> [Source material]
● ● ● ● ●

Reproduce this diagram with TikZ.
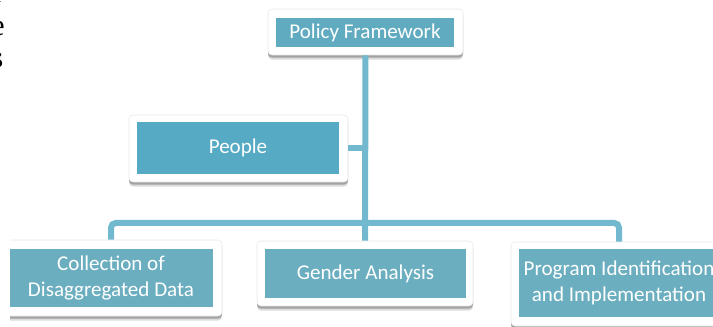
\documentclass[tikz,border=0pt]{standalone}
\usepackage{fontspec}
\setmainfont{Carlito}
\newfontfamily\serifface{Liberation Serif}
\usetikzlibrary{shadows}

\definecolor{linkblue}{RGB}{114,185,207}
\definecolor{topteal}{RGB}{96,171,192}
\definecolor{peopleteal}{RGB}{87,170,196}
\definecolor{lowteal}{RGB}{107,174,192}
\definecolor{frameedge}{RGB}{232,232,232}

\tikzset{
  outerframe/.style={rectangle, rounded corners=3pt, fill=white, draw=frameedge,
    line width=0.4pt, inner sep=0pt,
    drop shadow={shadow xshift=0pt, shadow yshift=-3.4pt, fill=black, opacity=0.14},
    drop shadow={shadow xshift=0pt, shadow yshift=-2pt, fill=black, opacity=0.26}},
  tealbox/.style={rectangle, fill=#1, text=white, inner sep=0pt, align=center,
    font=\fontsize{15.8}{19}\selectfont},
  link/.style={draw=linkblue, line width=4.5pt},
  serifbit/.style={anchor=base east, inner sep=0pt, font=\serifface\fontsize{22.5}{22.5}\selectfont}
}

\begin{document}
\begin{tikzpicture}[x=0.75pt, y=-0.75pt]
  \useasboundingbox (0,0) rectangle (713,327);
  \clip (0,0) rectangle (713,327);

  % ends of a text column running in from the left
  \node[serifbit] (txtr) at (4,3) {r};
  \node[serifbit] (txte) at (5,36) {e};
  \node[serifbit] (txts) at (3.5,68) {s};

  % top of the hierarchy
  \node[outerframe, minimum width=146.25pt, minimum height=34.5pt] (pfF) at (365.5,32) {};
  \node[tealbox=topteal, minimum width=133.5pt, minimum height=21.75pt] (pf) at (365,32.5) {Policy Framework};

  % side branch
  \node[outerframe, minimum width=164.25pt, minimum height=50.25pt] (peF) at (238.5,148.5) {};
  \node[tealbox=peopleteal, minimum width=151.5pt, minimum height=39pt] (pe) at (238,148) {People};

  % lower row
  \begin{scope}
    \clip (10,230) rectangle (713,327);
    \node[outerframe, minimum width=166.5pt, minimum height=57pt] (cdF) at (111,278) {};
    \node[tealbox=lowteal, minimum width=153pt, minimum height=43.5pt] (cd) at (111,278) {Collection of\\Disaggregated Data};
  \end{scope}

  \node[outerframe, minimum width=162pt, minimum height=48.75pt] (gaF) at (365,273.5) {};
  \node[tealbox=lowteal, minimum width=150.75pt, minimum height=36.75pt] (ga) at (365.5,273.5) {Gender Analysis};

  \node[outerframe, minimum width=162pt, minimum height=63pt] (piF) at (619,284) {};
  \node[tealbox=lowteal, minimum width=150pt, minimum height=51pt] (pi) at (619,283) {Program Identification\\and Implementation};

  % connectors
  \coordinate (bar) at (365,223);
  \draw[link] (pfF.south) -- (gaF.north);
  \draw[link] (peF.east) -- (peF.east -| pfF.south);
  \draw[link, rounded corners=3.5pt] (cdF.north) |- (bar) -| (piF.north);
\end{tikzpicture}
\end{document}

● ● ● ● ●

Print each line of the material above exactly, with the pictures removed from your copy.

> [Response]
Reproduce this diagram with TikZ.
\documentclass[tikz,border=0pt]{standalone}
\usepackage{fontspec}
\setmainfont{Carlito}
\newfontfamily\serifface{Liberation Serif}
\usetikzlibrary{shadows}

\definecolor{linkblue}{RGB}{114,185,207}
\definecolor{topteal}{RGB}{96,171,192}
\definecolor{peopleteal}{RGB}{87,170,196}
\definecolor{lowteal}{RGB}{107,174,192}
\definecolor{frameedge}{RGB}{232,232,232}

\tikzset{
  outerframe/.style={rectangle, rounded corners=3pt, fill=white, draw=frameedge,
    line width=0.4pt, inner sep=0pt,
    drop shadow={shadow xshift=0pt, shadow yshift=-3.4pt, fill=black, opacity=0.14},
    drop shadow={shadow xshift=0pt, shadow yshift=-2pt, fill=black, opacity=0.26}},
  tealbox/.style={rectangle, fill=#1, text=white, inner sep=0pt, align=center,
    font=\fontsize{15.8}{19}\selectfont},
  link/.style={draw=linkblue, line width=4.5pt},
  serifbit/.style={anchor=base east, inner sep=0pt, font=\serifface\fontsize{22.5}{22.5}\selectfont}
}

\begin{document}
\begin{tikzpicture}[x=0.75pt, y=-0.75pt]
  \useasboundingbox (0,0) rectangle (713,327);
  \clip (0,0) rectangle (713,327);

  % ends of a text column running in from the left
  \node[serifbit] (txtr) at (4,3) {r};
  \node[serifbit] (txte) at (5,36) {e};
  \node[serifbit] (txts) at (3.5,68) {s};

  % top of the hierarchy
  \node[outerframe, minimum width=146.25pt, minimum height=34.5pt] (pfF) at (365.5,32) {};
  \node[tealbox=topteal, minimum width=133.5pt, minimum height=21.75pt] (pf) at (365,32.5) {Policy Framework};

  % side branch
  \node[outerframe, minimum width=164.25pt, minimum height=50.25pt] (peF) at (238.5,148.5) {};
  \node[tealbox=peopleteal, minimum width=151.5pt, minimum height=39pt] (pe) at (238,148) {People};

  % lower row
  \begin{scope}
    \clip (10,230) rectangle (713,327);
    \node[outerframe, minimum width=166.5pt, minimum height=57pt] (cdF) at (111,278) {};
    \node[tealbox=lowteal, minimum width=153pt, minimum height=43.5pt] (cd) at (111,278) {Collection of\\Disaggregated Data};
  \end{scope}

  \node[outerframe, minimum width=162pt, minimum height=48.75pt] (gaF) at (365,273.5) {};
  \node[tealbox=lowteal, minimum width=150.75pt, minimum height=36.75pt] (ga) at (365.5,273.5) {Gender Analysis};

  \node[outerframe, minimum width=162pt, minimum height=63pt] (piF) at (619,284) {};
  \node[tealbox=lowteal, minimum width=150pt, minimum height=51pt] (pi) at (619,283) {Program Identification\\and Implementation};

  % connectors
  \coordinate (bar) at (365,223);
  \draw[link] (pfF.south) -- (gaF.north);
  \draw[link] (peF.east) -- (peF.east -| pfF.south);
  \draw[link, rounded corners=3.5pt] (cdF.north) |- (bar) -| (piF.north);
\end{tikzpicture}
\end{document}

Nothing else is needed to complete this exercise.